February 27, 2012
Gilbert-Schultz a real hockey trade
By Terry Jones, QMI Agency
EDMONTON - Tom Gilbert for Nick Schultz was a deadline deal for the Edmonton Oilers you could put down to a lot of things.
Shuffling the deck chairs.
Change for the sake of change.
A deal for the sake of at least doing a deal so nobody could say you did nothing to try improve, now or for the future, of a 29th place hockey team.
But before it was anything else, it was a hockey deal.
An actual, our-player for your-player, same-position, same-age, same-salary trade of two players who were well-liked by their teammates. And a trade of two players who nobody in either market rumoured to be going anywhere.
“There are not many of those anymore,” said Tambellini.
“It was refreshing. You are not able to do that much these days. You are usually either a buyer or a seller. There are only so many times you can make a hockey trade,” he added.
“This was not a salary dump or dumping a player that we didn’t appreciate or we didn’t value,” said Minnesota GM Chuck Fletcher. “You’re trading a good player for a good player. That’s always difficult. We felt going forward we needed to … add a little bit more puck-moving ability to our back end.”
The trade of a 29-year-old Oiler making $4 millon in each of the next two years for a 29-year-old making $3.5 million for two more years for the Wild hardly has the sizzle of Tambellini’s triumph trading Dustin Penner, for a first-round draft choice that turned into Oscar Klefbom in addition to Colten Teubert and a second-round pick this June.
Tambellini didn’t manage to unload Nicolai Khabibulin.
He didn’t manage to move Cam Barker or any of the other players he brought here who don’t look nearly as good as on his resume as the Penner deal.
But you can make a case he traded away an offensive defenceman who, even having his best year, had lost his place on the team totem pole with the emergence of Jeff Petry and the return to health of finally-playing-without-pain again Ryan Whitney.
Gilbert, you’d have to say, is the better hockey player of the two. But Schultz is the more consistent of the two.
“What he brings is something we don’t have enough of, a dependable, very fit, very experienced defenceman, one who has really good experience internationally,” said Tambellini of the native of Strasbourg, Sask., who played for Team Canada in two world juniors and three world championships.
“I love the poise he brings. We’re getting a player with a lot of poise in a lot of different situations. We have to get better in big moments. He understands a lot of the different parts of the game and a lot of the looks of the game. His compete level is hard. He’s a match-up type of guy that plays against a lot of the top lines. And as you’ve heard today from his former teammates, they look to him as a warrior-type guy who competes extremely hard.
“He can complement an offensive defenceman. He plays both sides, left and right. That is important as we grow our back end. He can play with a defensive pairing such as Ladi Smid against top lines or complement an offensive puck-moving defenceman like Ryan Whitney.
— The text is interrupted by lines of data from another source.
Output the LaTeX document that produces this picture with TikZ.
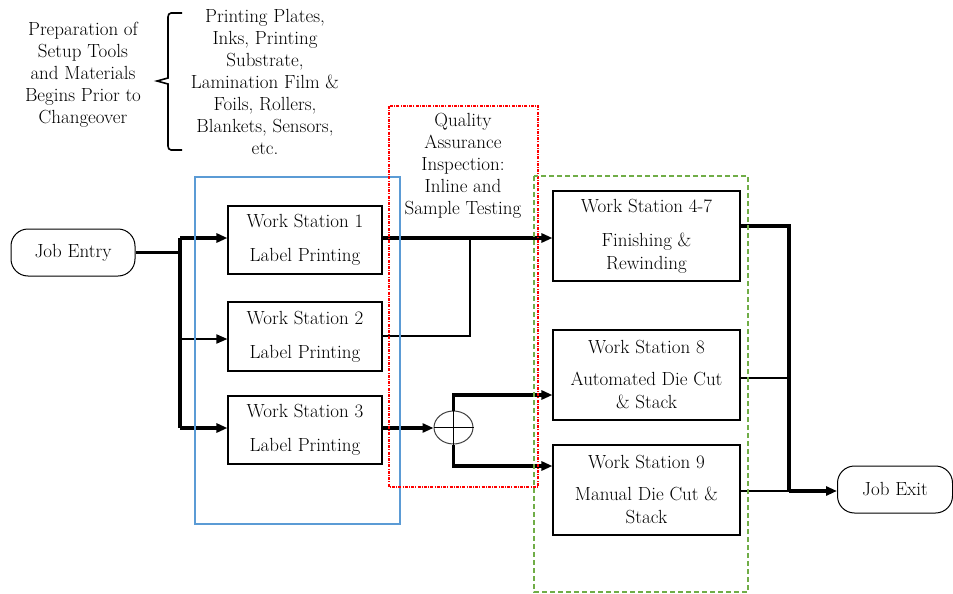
\documentclass[tikz,border=0pt]{standalone}
\usepackage{fontspec}
\setmainfont{Latin Modern Roman}
\usetikzlibrary{arrows.meta,shapes.geometric,calc}
\begin{document}
\begin{tikzpicture}[x=1pt,y=-1pt,
  txt/.style={font=\fontsize{19}{22}\selectfont, align=center, inner sep=0pt},
  wbox/.style={draw, line width=1.1pt, align=center, inner sep=0pt, font=\fontsize{19}{23}\selectfont},
  term/.style={draw, line width=1pt, rounded corners=17pt, inner sep=0pt, font=\fontsize{19}{22}\selectfont},
  thk/.style={line width=3.4pt},
  thn/.style={line width=1.8pt},
  arr/.style={-{Triangle[length=11pt,width=9pt]}},
  blueb/.style={draw={rgb,255:red,91;green,155;blue,213}, line width=1.6pt},
  redb/.style={draw=red, line width=1.6pt, dash pattern=on 3pt off 1.2pt on 1pt off 1.2pt},
  greenb/.style={draw={rgb,255:red,112;green,173;blue,71}, line width=1.8pt, dash pattern=on 5pt off 3pt}
]
\useasboundingbox (0,0) rectangle (953,594);

% top texts
\node[txt] (prep) at (83,75) {Preparation of\\Setup Tools\\and Materials\\Begins Prior to\\Changeover};
\node[txt] (mats) at (265,82) {Printing Plates,\\Inks, Printing\\Substrate,\\Lamination Film \&\\Foils, Rollers,\\Blankets, Sensors,\\etc.};
\draw[line width=1.6pt] (182,13) -- (171,13) to[out=180,in=90] (168,17) -- (168,78) -- (157,81) -- (168,84) -- (168,146) to[out=-90,in=180] (171,150) -- (182,150);

% group label
\node[txt] (qa) at (463,166) {Quality\\Assurance\\Inspection:\\Inline and\\Sample Testing};

% nodes
\node[term, minimum width=124pt, minimum height=47pt] (entry) at (73,252.5) {Job Entry};
\node[wbox, minimum width=154pt, minimum height=68pt] (ws1) at (305,240) {Work Station 1\\[11pt]Label Printing};
\node[wbox, minimum width=154pt, minimum height=69pt] (ws2) at (305,336.5) {Work Station 2\\[11pt]Label Printing};
\node[wbox, minimum width=154pt, minimum height=68pt] (ws3) at (305,430) {Work Station 3\\[11pt]Label Printing};
\node[wbox, minimum width=187pt, minimum height=90pt] (ws47) at (646.5,236) {Work Station 4-7\\[11pt]Finishing \&\\Rewinding};
\node[wbox, minimum width=187pt, minimum height=90pt] (ws8) at (646.5,375) {Work Station 8\\[9pt]Automated Die Cut\\\& Stack};
\node[wbox, minimum width=187pt, minimum height=90pt] (ws9) at (646.5,490) {Work Station 9\\[9pt]Manual Die Cut \&\\Stack};
\node[term, minimum width=115pt, minimum height=47pt] (exit) at (895,489.5) {Job Exit};
\node[ellipse, draw=black!75, line width=1pt, minimum width=39pt, minimum height=33pt, inner sep=0pt] (sum) at (453.5,427.5) {};
\draw[line width=0.9pt] (sum.north) -- (sum.south) (sum.west) -- (sum.east);

% coordinates
\coordinate (j) at (180,252.5);
\coordinate (t1) at (180,238);
\coordinate (t2) at (180,339);
\coordinate (t3) at (180,428);
\coordinate (m) at (470,238);
\coordinate (u) at (453.5,395);
\coordinate (d) at (453.5,466);
\coordinate (c1) at (789,226);
\coordinate (c2) at (789,378);
\coordinate (c3) at (789,491);

% connectors
\draw[thk] (entry.east |- j) -- (j);
\draw[thk] (t1) -- (t3);
\draw[thk,arr] (t1) -- (t1 -| ws1.west);
\draw[thn,arr] (t2) -- (t2 -| ws2.west);
\draw[thk,arr] (t3) -- (t3 -| ws3.west);
\draw[thk,arr] (ws1.east |- t1) -- (ws47.west |- t1);
\draw[thn] (ws2.east |- 0,336) -- (m |- 0,336) -- (m);
\draw[thk,arr] (ws3.east |- t3) -- (sum.west |- t3);
\draw[thk,arr] (sum.north) -- (u) -- (u -| ws8.west);
\draw[thk,arr] (sum.south) -- (d) -- (d -| ws9.west);
\draw[thk] (ws47.east |- c1) -- (c1) -- (c3);
\draw[thn] (ws8.east |- c2) -- (c2);
\draw[line width=2.6pt] (ws9.east |- c3) -- (c3);
\draw[thk,arr] (c3) -- (exit.west |- c3);

% group frames
\draw[blueb] (195,177) rectangle (400,524);
\draw[redb] (389,106) rectangle (538,487);
\draw[greenb] (534,176) rectangle (748,592);
\end{tikzpicture}
\end{document}
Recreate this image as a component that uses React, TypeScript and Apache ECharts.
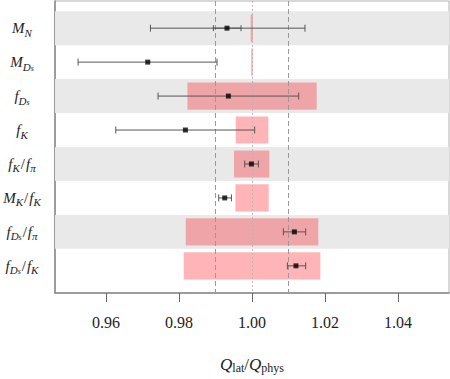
import React, { useEffect, useRef } from "react";
import * as echarts from "echarts";

// Row labels (rich-text markup for subscripts), top to bottom
const rowLabels = [
  "{m|M}{s|N}",
  "{m|M}{s|D}{ss|s}",
  "{m|f}{s|D}{ss|s}",
  "{m|f}{s|K}",
  "{m|f}{s|K}{r|/}{m|f}{s|π}",
  "{m|M}{s|K}{r|/}{m|f}{s|K}",
  "{m|f}{s|D}{ss|s}{r|/}{m|f}{s|π}",
  "{m|f}{s|D}{ss|s}{r|/}{m|f}{s|K}",
];
const rows = [0, 1, 2, 3, 4, 5, 6, 7];
const shadedRows = [0, 2, 4, 6];

// Central values and error bars
const points = [0.99315, 0.97142, 0.99353, 0.98175, 0.99984, 0.99252, 1.01162, 1.01205];
const errLow = [0.97216, 0.95233, 0.97425, 0.96266, 0.998, 0.99088, 1.0086, 1.0097];
const errHigh = [1.01452, 0.99041, 1.01279, 1.00074, 1.00175, 0.99436, 1.01471, 1.01471];
// Inner (statistical) error bar, only for M_N
const innerRow = [0];
const innerLow = [0.98942];
const innerHigh = [0.99699];

// Pink bands
const bandLow = [0.99965, 0.99975, 0.9823, 0.99553, 0.99507, 0.99545, 0.98184, 0.98129];
const bandHigh = [1.00025, 1.00025, 1.01773, 1.00449, 1.00477, 1.00458, 1.01819, 1.01874];

// Reference lines
const dashedLines = [0.99, 1.01];
const dottedLines = [0.999, 1.001];

const xTicks = [0.96, 0.98, 1.0, 1.02, 1.04];
const xTickLabels = ["0.96", "0.98", "1.00", "1.02", "1.04"];
const X_MIN = 0.946;
const X_MAX = 1.054;
const Y_MIN = -0.8;
const Y_MAX = 7.8;

export default function App() {
  const ref = useRef<HTMLDivElement>(null);

  useEffect(() => {
    if (!ref.current) return;
    const chart = echarts.init(ref.current, undefined, { renderer: "svg" });

    const serif = "'Liberation Serif', 'DejaVu Serif', serif";

    const rectItem = (params: any, api: any) => {
      const lo = api.value(0);
      const hi = api.value(1);
      const r = api.value(2);
      const half = api.value(3);
      const p1 = api.coord([lo, r - half]);
      const p2 = api.coord([hi, r + half]);
      const cs = params.coordSys;
      const shape = echarts.graphic.clipRectByRect(
        {
          x: Math.min(p1[0], p2[0]),
          y: Math.min(p1[1], p2[1]),
          width: Math.abs(p2[0] - p1[0]),
          height: Math.abs(p2[1] - p1[1]),
        },
        { x: cs.x, y: cs.y, width: cs.width, height: cs.height }
      );
      return shape
        ? { type: "rect", shape, style: { fill: api.visual("color") } }
        : null;
    };

    const errItem = (capHalf: number) => (params: any, api: any) => {
      const lo = api.value(0);
      const hi = api.value(1);
      const r = api.value(2);
      const a = api.coord([lo, r]);
      const b = api.coord([hi, r]);
      const style = { stroke: "#555", lineWidth: 1 };
      return {
        type: "group",
        children: [
          { type: "line", shape: { x1: a[0], y1: a[1], x2: b[0], y2: b[1] }, style },
          { type: "line", shape: { x1: a[0], y1: a[1] - capHalf, x2: a[0], y2: a[1] + capHalf }, style },
          { type: "line", shape: { x1: b[0], y1: b[1] - capHalf, x2: b[0], y2: b[1] + capHalf }, style },
        ],
      };
    };

    const markData: any[] = [
      ...dashedLines.map((v) => ({
        xAxis: v,
        lineStyle: { color: "#9a9a9a", type: [5, 3], width: 1 },
      })),
      { xAxis: dottedLines[0], lineStyle: { color: "#9a9a9a", type: [1.5, 2.5], width: 1 } },
      { xAxis: dottedLines[1], lineStyle: { color: "#c0b4b4", type: [1.5, 2.5], width: 1 } },
    ];

    chart.setOption({
      animation: false,
      backgroundColor: "#fff",
      grid: {
        left: 55,
        right: 1,
        top: 1,
        bottom: 80,
        show: true,
        borderColor: "#b0b0b0",
        borderWidth: 1,
        backgroundColor: "transparent",
      },
      xAxis: {
        type: "value",
        min: X_MIN,
        max: X_MAX,
        axisLine: { show: true, onZero: false, lineStyle: { color: "#888", width: 1.5 } },
        axisTick: {
          show: true,
          length: 9,
          customValues: xTicks,
          lineStyle: { color: "#666", width: 1 },
        },
        axisLabel: {
          customValues: xTicks,
          margin: 21,
          fontFamily: serif,
          fontSize: 16,
          color: "#222",
          formatter: (v: number) => {
            const i = xTicks.findIndex((t) => Math.abs(t - v) < 1e-6);
            return i >= 0 ? xTickLabels[i] : "";
          },
        },
        splitLine: { show: false },
        name: "{q|Q}{sub|lat}{r|/}{q|Q}{sub|phys}",
        nameLocation: "middle",
        nameGap: 61,
        nameTextStyle: {
          rich: {
            q: { fontFamily: serif, fontStyle: "italic", fontSize: 17, color: "#222", lineHeight: 20 },
            r: { fontFamily: serif, fontSize: 17, color: "#222", lineHeight: 20 },
            sub: {
              fontFamily: serif,
              fontSize: 12,
              color: "#222",
              lineHeight: 9,
              verticalAlign: "bottom",
            },
          },
        },
      },
      yAxis: {
        type: "value",
        min: Y_MIN,
        max: Y_MAX,
        inverse: true,
        axisLine: { show: true, onZero: false, lineStyle: { color: "#888", width: 1.5 } },
        axisTick: { show: false },
        splitLine: { show: false },
        axisLabel: {
          customValues: rows,
          margin: 33,
          align: "center",
          formatter: (v: number) => rowLabels[Math.round(v)] ?? "",
          rich: {
            m: { fontFamily: serif, fontStyle: "italic", fontSize: 15, color: "#222", lineHeight: 20 },
            r: { fontFamily: serif, fontSize: 15, color: "#222", lineHeight: 20, padding: [0, 1, 0, 1] },
            s: {
              fontFamily: serif,
              fontStyle: "italic",
              fontSize: 11,
              color: "#222",
              lineHeight: 9,
              verticalAlign: "bottom",
            },
            ss: {
              fontFamily: serif,
              fontStyle: "italic",
              fontSize: 8,
              color: "#222",
              lineHeight: 5,
              verticalAlign: "bottom",
            },
          },
        },
      },
      series: [
        {
          type: "custom",
          name: "shade",
          z: 1,
          silent: true,
          itemStyle: { color: "#e9e9e9" },
          renderItem: rectItem,
          encode: { x: [0, 1], y: 2 },
          data: shadedRows.map((r) => [X_MIN, X_MAX, r, 0.5]),
        },
        {
          type: "custom",
          name: "bands",
          z: 2,
          silent: true,
          itemStyle: { color: "rgba(255, 10, 20, 0.3)" },
          renderItem: rectItem,
          encode: { x: [0, 1], y: 2 },
          data: rows.map((r) => [bandLow[r], bandHigh[r], r, 0.4]),
        },
        {
          type: "custom",
          name: "errors",
          z: 4,
          silent: true,
          renderItem: errItem(3.5),
          encode: { x: [0, 1], y: 2 },
          data: rows.map((r) => [errLow[r], errHigh[r], r]),
          markLine: {
            silent: true,
            symbol: "none",
            label: { show: false },
            z: 3,
            data: markData,
          },
        },
        {
          type: "custom",
          name: "inner",
          z: 4,
          silent: true,
          renderItem: errItem(3),
          encode: { x: [0, 1], y: 2 },
          data: innerRow.map((r, i) => [innerLow[i], innerHigh[i], r]),
        },
        {
          type: "scatter",
          name: "points",
          z: 5,
          silent: true,
          symbol: "rect",
          symbolSize: 5,
          itemStyle: { color: "#000" },
          data: rows.map((r) => [points[r], r]),
        },
      ],
    });

    return () => chart.dispose();
  }, []);

  return (
    <div
      ref={ref}
      style={{ position: "fixed", left: 0, top: 0, width: 450, height: 379, background: "#fff" }}
    />
  );
}
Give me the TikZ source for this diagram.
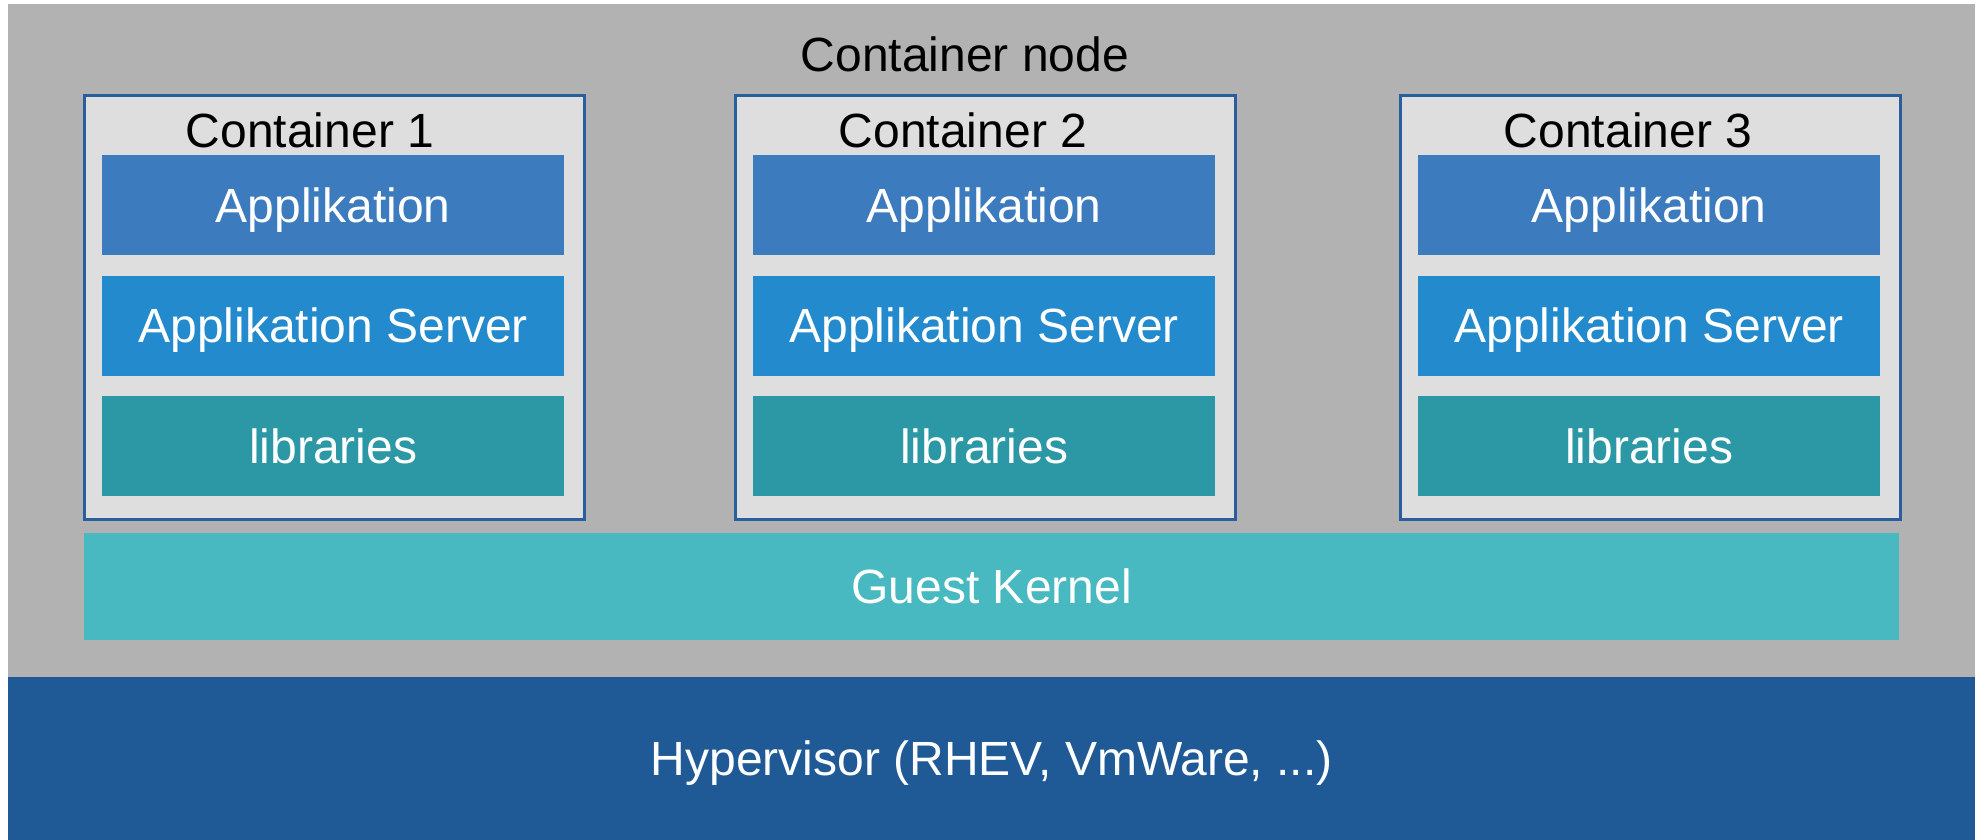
\documentclass[tikz,border=0pt]{standalone}
\usepackage{fontspec}
\setmainfont{Liberation Sans}
\definecolor{bggray}{HTML}{B2B2B2}
\definecolor{cfill}{HTML}{DEDEDE}
\definecolor{cborder}{HTML}{2A5D9C}
\definecolor{appc}{HTML}{3D7BBF}
\definecolor{serverc}{HTML}{238BCD}
\definecolor{libc}{HTML}{2C98A6}
\definecolor{kernelc}{HTML}{48B9C0}
\definecolor{hyperc}{HTML}{1F5A96}
\tikzset{
  txt/.style={font=\fontsize{48}{56}\selectfont},
  layer/.style={txt, text=white, inner sep=0pt, text height=34.4pt, text depth=0pt, anchor=north west},
  contbox/.style={draw=cborder, line width=2.6pt, fill=cfill},
  lbl/.style={txt, text=black, anchor=base, inner sep=0pt}
}
\begin{document}
\begin{tikzpicture}[x=1pt,y=-1pt]
\useasboundingbox (0,0) rectangle (1986,840);
\fill[white] (0,0) rectangle (1986,840);
% container node background
\node[fill=bggray, inner sep=0pt, minimum width=1967pt, minimum height=673.5pt, anchor=north west] (cnode) at (8,3.5) {};
\node[lbl] (cnodelbl) at (965,72) {Container node};
% hypervisor
\node[layer, fill=hyperc, minimum width=1967pt, minimum height=163pt] (hyper) at (8,677) {Hypervisor (RHEV, VmWare, ...)};
% guest kernel
\node[layer, fill=kernelc, minimum width=1815pt, minimum height=107pt] (kernel) at (84,533) {Guest Kernel};
% containers
\foreach \i/\cx/\ix/\lx in {1/83/102/310, 2/734/753/963, 3/1399/1418/1628}{
  \node[contbox, inner sep=0pt, minimum width=500pt, minimum height=424pt, anchor=north west] (c\i) at (\cx,94) {};
  \node[lbl] (c\i lbl) at (\lx,147) {Container \i};
  \node[layer, fill=appc, minimum width=462pt, minimum height=100pt] (c\i app) at (\ix,155) {Applikation};
  \node[layer, fill=serverc, minimum width=462pt, minimum height=100pt] (c\i srv) at (\ix,275.5) {Applikation Server};
  \node[layer, fill=libc, minimum width=462pt, minimum height=100pt] (c\i lib) at (\ix,396) {libraries};
}
\end{tikzpicture}
\end{document}
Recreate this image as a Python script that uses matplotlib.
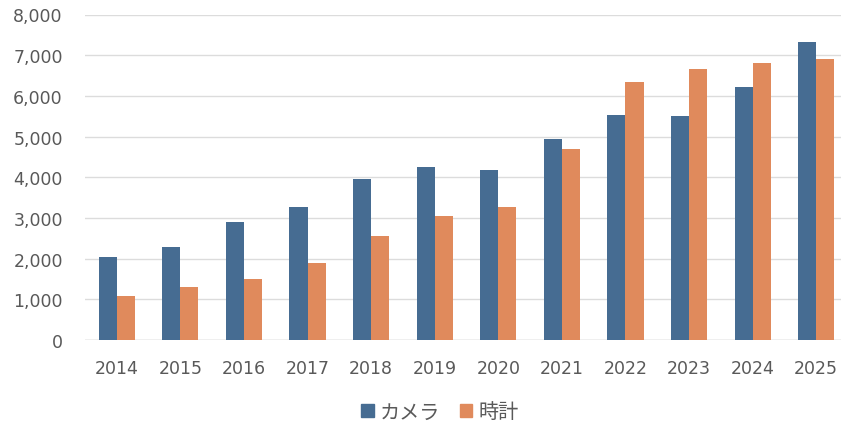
import matplotlib
matplotlib.use("Agg")
import matplotlib.pyplot as plt
import numpy as np
from matplotlib.patches import Patch
from matplotlib.ticker import FuncFormatter

plt.rcParams['font.family'] = ['Noto Sans CJK JP', 'DejaVu Sans']

years = ['2014', '2015', '2016', '2017', '2018', '2019', '2020', '2021', '2022', '2023', '2024', '2025']
camera = [2050, 2290, 2900, 3270, 3960, 4250, 4180, 4950, 5540, 5500, 6210, 7330]
watch = [1080, 1300, 1500, 1900, 2560, 3050, 3270, 4690, 6350, 6670, 6810, 6900]
series_names = ['カメラ', '時計']
yticks = [0, 1000, 2000, 3000, 4000, 5000, 6000, 7000, 8000]

c_blue = '#466c92'
c_orange = '#e08a5c'
text_c = '#595959'

W, H = 841, 431
fig = plt.figure(figsize=(W / 100, H / 100), dpi=100)
left, right, top, bottom = 85, 848, 15.5, 341
ax = fig.add_axes([left / W, (H - bottom) / H, (right - left) / W, (bottom - top) / H])

x = np.arange(len(years))
bw = 0.285
ax.bar(x - bw / 2, camera, bw, color=c_blue, zorder=3)
ax.bar(x + bw / 2, watch, bw, color=c_orange, zorder=3)

ax.set_xlim(-0.5, len(years) - 0.5)
ax.set_ylim(0, 8000)
ax.set_yticks(yticks)
ax.yaxis.set_major_formatter(FuncFormatter(lambda v, p: f'{int(v):,}'))
ax.set_xticks(x)
ax.set_xticklabels(years)
ax.grid(axis='y', color='#dcdcdc', linewidth=1.0, zorder=0)
for s in ax.spines.values():
    s.set_visible(False)
ax.axhline(0, color='#cfcfcf', linewidth=1.0, zorder=2)
ax.tick_params(axis='both', length=0, labelsize=12.5, colors=text_c)
ax.tick_params(axis='y', pad=16)
ax.tick_params(axis='x', pad=14)
for lab in ax.get_xticklabels() + ax.get_yticklabels():
    lab.set_family(['DejaVu Sans'])

handles = [Patch(color=c_blue, label=series_names[0]), Patch(color=c_orange, label=series_names[1])]
leg = fig.legend(handles=handles, loc='center', bbox_to_anchor=(440 / W, 1 - 413 / H), ncol=2,
                 frameon=False, fontsize=14.5, handlelength=0.6, handleheight=0.6,
                 handletextpad=0.3, columnspacing=1.0)
for t in leg.get_texts():
    t.set_color(text_c)

fig.savefig('out.png', dpi=100)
There’s great flexibility with him.”
Schultz, however, brings no offence. Zero.
The Wild are getting a guy who plays big minutes and produces some points. Who knew the Minnesota Wild were interested in offence?
In the end, when you look at the big picture, though, it looks like a mostly wasted trade deadline for the Oilers and a whole lot of other teams in the NHL, especially the one Jay Feaster generally manages 300 miles south of here.
And with no interest in Nikolai Khabibulin or any of the other suspects, there were were no extra bullets to give to head scout Stu MacGregor for an NHL Entry Draft loaded with defencemen.
While the Oilers decided to sign Ales Hemsky for $10 million over two years because they couldn’t do better than a second-round draft pick for him, you have to wonder what deadline day might have brought when Nashville gave up their first rounder and a fourth rounder for Paul Gaustad, who has seven goals and 17 points for Buffalo.
Then again, maybe the Oilers can do better than that when they trade Hemsky at this time next year.